The Royal Worcester Bonzos

A group of Royal Worcester figures.  The two side figures are free-standing figurines, the middle one is a Pepper Pot - you can just see the perforated holes in his head.  They were designed by Frederick Gertner in 1929, and issued with the Worcester Model number 2855.  These three pictured were all made and date marked in 1930.  The figurines stand 2 inches tall, and the pepper pot is 3 inches.


Described as black & red, this rarer of the two figurines seems to be a 'reverse colour' Bonzo, though occasionally Studdy drew him in a black 'Negro' style image.

A more natural coloured Bonzo, officially described as Puce and Pink.  This figurine is probably one of my personal favourites of all the Bonzo memorabilia.

These two images show a blank mould of the Worcester Bonzo.  It is simply the natural porcelain as it comes out post firing, and glazed.  For some Worcester collectors, this is a better piece as no flaws can exist in the porcelain - a painted one can disguise small flaws in a piece.


Date code for 1930: 

Two views of the base showing the Royal Worcester mark and date code, and how they incorporated cute little paw prints on the underside of the paws.


The Royal Doulton Bonzos

Bonzo was produced by Royal Doulton in bone china over the period of 1922 to 1946 (of course there were very few done during WWII). They were produced in 4 styles with different coloring and shapes. The Bonzos were designed by Charles Noke, the Art Director of Royal Doulton at the time, and it is believed that they were favorites of his.

Style one, Bonzo lying down, was produced as HN 804 between 1922-36 and colored in cream with brown spots.  It has the abbreviated Royal Doulton Mark (Circle) due to its limited space on the small base. 

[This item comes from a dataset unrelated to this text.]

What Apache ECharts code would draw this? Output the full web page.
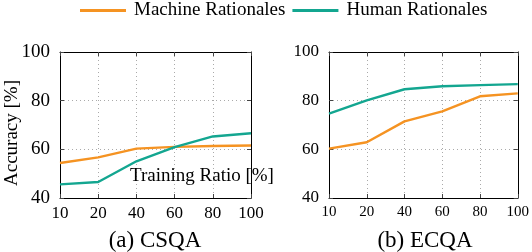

Style two (large mouth) was produced between 1923-36 as HN805A (green/purple), HN809 (yellow) and HN811 (blue). These all measured 2 inches in height and due to the very limited space on the base only carried the name 'Doulton'.


Other variants appear in this style such as shown in the photos of one decorated in cream with black spots.

Another extremely rare variant is the Jade version, which is an experimental reduction glaze that
Noke was trying to produce during this period. There are very few Jade pieces around as it was extremely
difficult to produce and there is no other record of Bonzo being done in this glaze or the other reduction glazes.

A view of the base, showing Doulton's mark and mould number.


Style three (small mouth) was produced between 1923-36 as HN805B (blue), HN 808 (yellow with brown spots), HN810 (green) and HN812 (Orange). These were smaller in size, 2 inches, and carried the same mark as Style one.  It is interesting to note that these figures were also produced to be mounted on a base (perhaps as a calendar, ashtray, etc) as  this was common with these small animals produced by Royal Doulton during this period.


Style four (large mouth with buttons) was produced between 1923-46 (with no production during the war years-WWII) as HN814 (cream with black buttons), HN815 (cream with red buttons), and HN826 (red). All these measured 2 inches in height and were marked with the word 'Doulton' on their base.